Image: Bebe

Whether it is Cher Horowitz-inspired looks or reissued retro footwear silhouettes, the latter of which are helping brands like Reebok and Vans to post sizable growth, fashion has been carrying a flag for all things nostalgic in recent seasons. This effect is not limited to the runway or Instagram, though; at least one U.S. court is now home to a throwback of its own, a case filed by the once-very-popular mall brand Bebe, the former source of many a mid-2000’s bandage dress.

According to a lawsuit filed last week by BB Brand Holdings, the company that owns Bebe’s intellectual property rights, include the “Bebe” name that was emblazoned on the front of all of those t-shirts in rhinestones back in the day, the 42-year old, California-based womenswear brand is, in fact, still alive and kicking (albeit not in all of its shopping mall-staple, mini dress-selling glory), and it is policing its “world-famous” and “valuable trademark rights.”

In the newly-filed trademark and contract case, BB Brand claims that Centric Brands, Inc. – a former licensee tasked with making, marketing, and selling an array of wares under the Bebe name – has gone rogue after the parties “mutually agreed to end their business relationship” late last year. In accordance with their agreement to part ways, Centric was permitted to “sell any remaining inventory of products bearing the [Bebe trademarks]” but only by way of Bebe’s e-commerce site or “the international distributors identified in the [parties] e-commerce license” and only for a specified period of time.

The parties’ agreement required that Centric refrain from selling the Bebe goods to “mass market retailers, mid-tier retailers, dollar stores, and—most importantly here—jobbers or the like,” BB Brand’s complaint states.

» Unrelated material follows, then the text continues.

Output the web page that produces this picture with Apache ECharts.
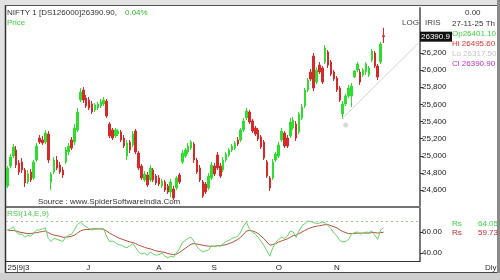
<!DOCTYPE html>
<html><head><meta charset="utf-8">
<script src="https://cdn.jsdelivr.net/npm/echarts@6/dist/echarts.min.js"></script>
<style>html,body{margin:0;padding:0;background:#fff}#c{width:500px;height:280px}</style>
</head><body><div id="c"></div>
<script>
// [open, close, low, high]
const ohlc = [
[24647,24857,24623,24880],[24880,24985,24857,25020],[24997,25102,24974,25137],[25067,24892,24857,25114],
[24915,24810,24775,24950],[24927,24833,24798,24974],[24833,24682,24635,24857],[24693,24787,24670,24833],
[24810,24717,24693,24845],[24740,24927,24717,24950],[24950,25114,24927,25149],[25207,25160,25137,25242],
[25184,25149,25125,25231],[25160,25266,25137,25301],[25254,24950,24915,25289],[24693,24787,24600,24810],
[24810,24950,24787,24985],[24950,24857,24833,24997],[24892,24810,24787,24927],[24833,24775,24740,24868],
[24927,25067,24904,25102],[25044,25114,25009,25149],[25184,25090,25067,25219],[25160,25324,25125,25371],
[25301,25511,25277,25558],[25651,25744,25628,25791],[25768,25651,25616,25803],[25674,25581,25558,25709],
[25651,25558,25534,25686],[25604,25511,25488,25639],[25534,25593,25511,25616],[25558,25604,25534,25628],
[25581,25628,25558,25663],[25604,25651,25581,25686],[25639,25464,25441,25663],[25371,25231,25207,25394],
[25301,25207,25184,25324],[25231,25301,25207,25324],[25254,25289,25231,25312],[25277,25184,25160,25301],
[25207,25114,25090,25242],[24997,25149,24950,25184],[25160,25067,25032,25184],[25125,25254,25102,25289],
[25289,25044,25020,25312],[25032,24857,24833,25055],[24880,24740,24717,24904],[24717,24787,24693,24822],
[24775,24658,24635,24810],[24717,24857,24693,24892],[24833,24717,24693,24857],[24763,24682,24658,24787],
[24740,24670,24647,24775],[24647,24705,24623,24728],[24693,24600,24577,24717],[24647,24577,24553,24670],
[24577,24693,24518,24728],[24612,24507,24483,24647],[24623,24740,24600,24763],[24775,24693,24670,24798],
[24927,25032,24904,25067],[24997,25067,24974,25090],[25044,25114,25020,25149],[25090,25160,25067,25184],
[25137,24950,24915,25160],[24950,24810,24787,24974],[24857,24717,24693,24892],[24693,24530,24507,24717],
[24670,24577,24553,24693],[24623,24763,24600,24798],[24740,24892,24717,24927],[24880,24787,24763,24915],
[25009,24857,24833,25044],[24880,24763,24740,24915],[24833,24950,24810,24985],[24950,25020,24927,25044],
[25009,25067,24985,25090],[25067,25114,25044,25137],[25090,25149,25067,25172],[25184,25137,25114,25219],
[25184,25301,25160,25324],[25301,25406,25277,25441],[25441,25523,25417,25558],[25511,25394,25371,25534],
[25406,25289,25266,25429],[25324,25254,25231,25347],[25301,25196,25172,25324],[25219,25102,25079,25242],
[25160,24974,24950,25184],[24927,24763,24740,24950],[24740,24623,24588,24763],[24740,24927,24717,24962],
[24950,25020,24927,25044],[24997,25125,24974,25160],[25184,25289,25160,25324],[25266,25114,25090,25289],
[25207,25114,25090,25242],[25231,25394,25207,25441],[25324,25417,25301,25453],[25371,25207,25172,25406],
[25277,25488,25254,25511],[25441,25569,25417,25604],[25581,25768,25558,25791],[25768,25885,25744,25908],
[25978,25896,25873,26013],[26165,25791,25756,26200],[25861,26001,25838,26036],[26060,25978,25955,26095],
[26025,25861,25838,26048],[26095,26258,26072,26293],[26212,26060,26025,26235],[26095,25955,25931,26118],
[25978,25896,25873,26001],[25908,25768,25744,25931],[25791,25651,25628,25815],[25488,25604,25429,25639],
[25604,25698,25581,25721],[25698,25791,25674,25826],[25698,25815,25569,25850],[25920,25990,25908,26001],
[26001,26072,25978,26095],[25978,25861,25826,26013],[25943,26001,25920,26025],[25978,26072,25943,26095],
[25943,26025,25920,26048],[26118,26223,26095,26247],[26200,26048,26025,26223],[26048,25920,25885,26072],
[26095,26305,26072,26328],[26401.1,26390.9,26317.5,26495.6]
];
const rsi = [62,63,65,60,58,58,55,57,56,59,62,62,63,64,54,51,54,53,52,51,55,57,58,62,67,69.5,67,65,63,62,
62.5,63,63.5,63,56,51,51.5,50,48,47.5,46,45,47,49,45,41,39,40,38,41,39,38,38.5,40,37,35.5,37,36,40,44,
50,52,54,55,51,46,43,41,42,43,47,46,47,46.5,49,51,52,54,55,56,60,66,69.5,63,60,58,55,51,47,42,
37,45,50,53,55,54,56,61,60,55,61,66,68,70.5,70,69,68,68.5,69.5,69,66,63,59,56,52,50.5,51,53,58,59.5,
60,58,59,60,59.5,61,57,53,62,64.05];
const rsiSignal = [62,61.5,61.5,61,60,59.5,59,58.5,58.5,59,59.5,60,60.5,61,59.5,58,57,56.5,56,55,55,55.5,56,57,59,61,62,62.5,62.5,63,
63,63,63,62.5,61,59,57.5,56,54.5,53.5,52.5,51.5,50.5,50,49,47.5,46.5,45.5,44.5,44,43,42,41.5,41,40.5,39.5,39,38.5,39,40.5,
42.5,44.5,46.5,48.5,49,48.5,48,47.5,47,46.5,46.5,46.5,47,47,47.5,48,49,50,51.5,53,55,58,61,61.5,61,60,58.5,56,53.5,50.5,
47.5,48,49,50.5,51.5,52.5,53.5,55,56.5,57,58.5,60,61.5,63,64,65,65.5,66,66.5,67,67,66,65,64,62,60.5,59.5,58.5,58.5,58.5,
59,59,59,59,59,59.5,59.5,59,59.5,59.73];
const priceTicks = [24600,24800,25000,25200,25400,25600,25800,26000,26200];
const rsiTicks = [40,60];
const rsiLevel = 70;
const dateTickIdx = [0,27,51,70,92,112];
const dateTickText = ['25|9|3','J','A','S','O','N'];
const trendLine = [[115,25441],[141,26317]];
const markerPoint = [[116,25359]];
const lastBar = {date:'27-11-25 Th', open:'26401.10', high:'26495.60', low:'26317.50', close:'26390.90', change:'0.04%', tag:'26390.9'};
const rsiLast = '64.05', sigLast = '59.73';
const totalSlots = 142;

const cats = [];
for (let i = 0; i < totalSlots; i++) cats.push(String(i));

const GREEN = '#2fdc2f', RED = '#d42a2a';
const F = 'Liberation Sans';
const chart = echarts.init(document.getElementById('c'), null, {renderer:'canvas'});

const txt = (x, y, s, color, size, extra) => Object.assign({type:'text', x, y, silent:true,
  style:{text:s, fill:color, font:(size||8)+'px "'+F+'"', textVerticalAlign:'middle'}}, extra||{});

const option = {
  animation:false,
  backgroundColor:'#fff',
  grid:[
    {left:6, top:8, width:414, height:198},
    {left:6, top:208, width:414, height:53}
  ],
  xAxis:[
    {type:'category', gridIndex:0, data:cats, boundaryGap:true, axisLine:{show:false}, axisTick:{show:false}, axisLabel:{show:false}},
    {type:'category', gridIndex:1, data:cats, boundaryGap:true,
     axisLine:{show:true, lineStyle:{color:'#333', width:1}}, axisTick:{show:false},
     axisLabel:{show:true, interval:(i)=>dateTickIdx.indexOf(i)>=0, formatter:(v,i)=>{const k=dateTickIdx.indexOf(i);return k>=0?dateTickText[k]:'';},
       color:'#222', fontSize:8, fontFamily:F, margin:3, align:'left'}}
  ],
  yAxis:[
    {type:'value', gridIndex:0, position:'right', min:24413, max:26726, scale:true,
     axisLine:{show:true, lineStyle:{color:'#777', width:2}},
     axisTick:{show:true, length:3, customValues:priceTicks, lineStyle:{color:'#333'}},
     axisLabel:{show:true, customValues:priceTicks, color:'#222', fontSize:8, fontFamily:F, margin:2},
     splitLine:{show:false}},
    {type:'value', gridIndex:1, position:'right', min:32.4, max:82.9,
     axisLine:{show:true, lineStyle:{color:'#777', width:2}},
     axisTick:{show:true, length:3, customValues:rsiTicks, lineStyle:{color:'#333'}},
     axisLabel:{show:true, customValues:rsiTicks, formatter:(v)=>v.toFixed(2), color:'#222', fontSize:8, fontFamily:F, margin:2},
     splitLine:{show:false}}
  ],
  series:[
    {type:'line', xAxisIndex:0, yAxisIndex:0, data:trendLine, symbol:'none', lineStyle:{color:'#d6d6d6', width:1}, z:1, silent:true},
    {type:'scatter', xAxisIndex:0, yAxisIndex:0, data:markerPoint, symbolSize:5, itemStyle:{color:'#d0d0d0'}, z:1, silent:true},
    {type:'candlestick', xAxisIndex:0, yAxisIndex:0, data:ohlc, barWidth:2,
     itemStyle:{color:GREEN, color0:RED, borderColor:GREEN, borderColor0:RED, borderWidth:1}},
    {type:'line', xAxisIndex:1, yAxisIndex:1, data:rsiSignal, symbol:'none', lineStyle:{color:'#b0503a', width:1},
     markLine:{silent:true, symbol:'none', label:{show:false}, lineStyle:{color:'#9fbf9f', type:[2,3], width:1}, data:[{yAxis:rsiLevel}]}},
    {type:'line', xAxisIndex:1, yAxisIndex:1, data:rsi, symbol:'none', lineStyle:{color:'#63d663', width:1}}
  ]
};
chart.setOption(option);

const yTag = chart.convertToPixel({yAxisIndex:0}, parseFloat(lastBar.close));
const g = [
  // outer frame
  {type:'rect', shape:{x:0,y:0,width:500,height:5}, style:{fill:'#e2e2e2'}, silent:true},
  {type:'rect', shape:{x:0,y:0,width:5,height:280}, style:{fill:'#e2e2e2'}, silent:true},
  {type:'rect', shape:{x:497,y:0,width:3,height:280}, style:{fill:'#8a8a8a'}, silent:true},
  {type:'rect', shape:{x:0,y:273,width:500,height:7}, style:{fill:'#cfcfcf'}, silent:true},
  {type:'line', shape:{x1:5.5,y1:5,x2:5.5,y2:273}, style:{stroke:'#333', lineWidth:1.5}, silent:true},
  {type:'line', shape:{x1:5,y1:5.5,x2:497,y2:5.5}, style:{stroke:'#555', lineWidth:1}, silent:true},
  {type:'line', shape:{x1:5,y1:207,x2:420,y2:207}, style:{stroke:'#444', lineWidth:1.5}, silent:true},
  {type:'line', shape:{x1:5,y1:272.5,x2:497,y2:272.5}, style:{stroke:'#444', lineWidth:1}, silent:true},
  // titles
  txt(7, 13, 'NIFTY 1 [DS126000]26390.90,', '#333', 8),
  txt(125, 13, lastBar.change, '#2fb82f', 8),
  txt(7, 23, 'Price', '#3fd03f', 8),
  txt(38, 202, 'Source : www.SpiderSoftwareIndia.Com', '#333', 8),
  txt(7, 214, 'RSI(14,E,9)', '#4fc84f', 8),
  // right panel
  txt(465, 13, '0.00', '#333', 8),
  txt(402, 23, 'LOG', '#444', 8),
  txt(425, 23, 'IRIS', '#444', 8),
  txt(452, 24, lastBar.date, '#333', 8),
  txt(452, 34, 'Op' + lastBar.open, '#3fd03f', 8),
  txt(452, 44, 'Hi ' + lastBar.high, '#d33', 8),
  txt(452, 54, 'Lo ' + lastBar.low, '#c4c4c4', 8),
  txt(452, 64, 'Cl ' + lastBar.close, '#c030c0', 8),
  {type:'rect', shape:{x:420, y:yTag-5, width:32, height:10}, style:{fill:'#111'}, silent:true, z:10},
  txt(421, yTag, lastBar.tag, '#fff', 8, {z:11}),
  txt(452, 224, 'Rs', '#3fd03f', 8),
  txt(478, 224, rsiLast, '#3fd03f', 8),
  txt(452, 233, 'Rs', '#c03030', 8),
  txt(478, 233, sigLast, '#c03030', 8),
  txt(485, 268, 'Dly', '#333', 8)
];
chart.setOption({graphic:g});
</script></body></html>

And more than that, the agreement specified that New York-based Centric Brands – which also holds licenses for Allsaints, BCBG, Herve Leger, Joe’s Joes and Under Armour, among others – “would not use the [Bebe trademarks] for any reason whatsoever (except for in accordance with the sell-off periods) and that any [unauthorized] use would constitute infringement.”

The parties’ formalized breakup appeared to be going well in BB Brand’s eyes until early this month when it learned that Centric “had either sold or offered for sale over 150,000 women’s apparel and accessories products bearing [Bebe] trademarks to [middlemen] in order to resell those products at bargain-basement prices to low-end retailers.” Not only does such behavior by Centric “flagrantly breach [the] termination agreements” entered into by the two companies, it gives rise to instances of trademark infringement and counterfeiting, BB Brand asserts.

According to BB Brand, the sale of goods bearing the Bebe trademark to lower-end retailers will “cause irreparable damage to the goodwill associated with the [Bebe trademarks], including the sophisticated lifestyle evoked by the [marks],” something that BB Brand informed Centric of in a letter on March 4. In the same letter, BB Brand “formally notified [Centric] about its concerns with their possible sale or offering for sale of products bearing the [Bebe trademarks] to jobbers or similar parties,” which Centric has since denied.

In furtherance of its claims of trademark infringement and counterfeiting, unfair competition, and breach of contract, which stem from Centric’s “transparent effort to milk every last dollar out of its failed effort as licensees,” BB Brand is seeking up to $2 million per counterfeit mark per type of goods sold, among other monetary damages.

The suit comes more than a year and a half after BB Brand revealed plans for a Bebe e-commerce revamp after closing up all of the brand’s 180 brick-and-mortar stores in 2017 following years of falling sales and a swiftly diminishing stock value. Since then, relatively little has been made in the mainstream media of the brand’s attempt to win back consumers, as led by Bluestar Alliance, a brand management firm with a sizable stake in Bebe. But, hey, if Marissa Cooper — err Misha Barton — can make an comeback, as she is set to do on MTV’s revamped The Hills this year, Bebe certainly can, too.

* The case is BB Brand Holdings LLC v. Centric Brands Inc. and Centric-Bebe LLC, 1:19-cv-02286 (SDNY).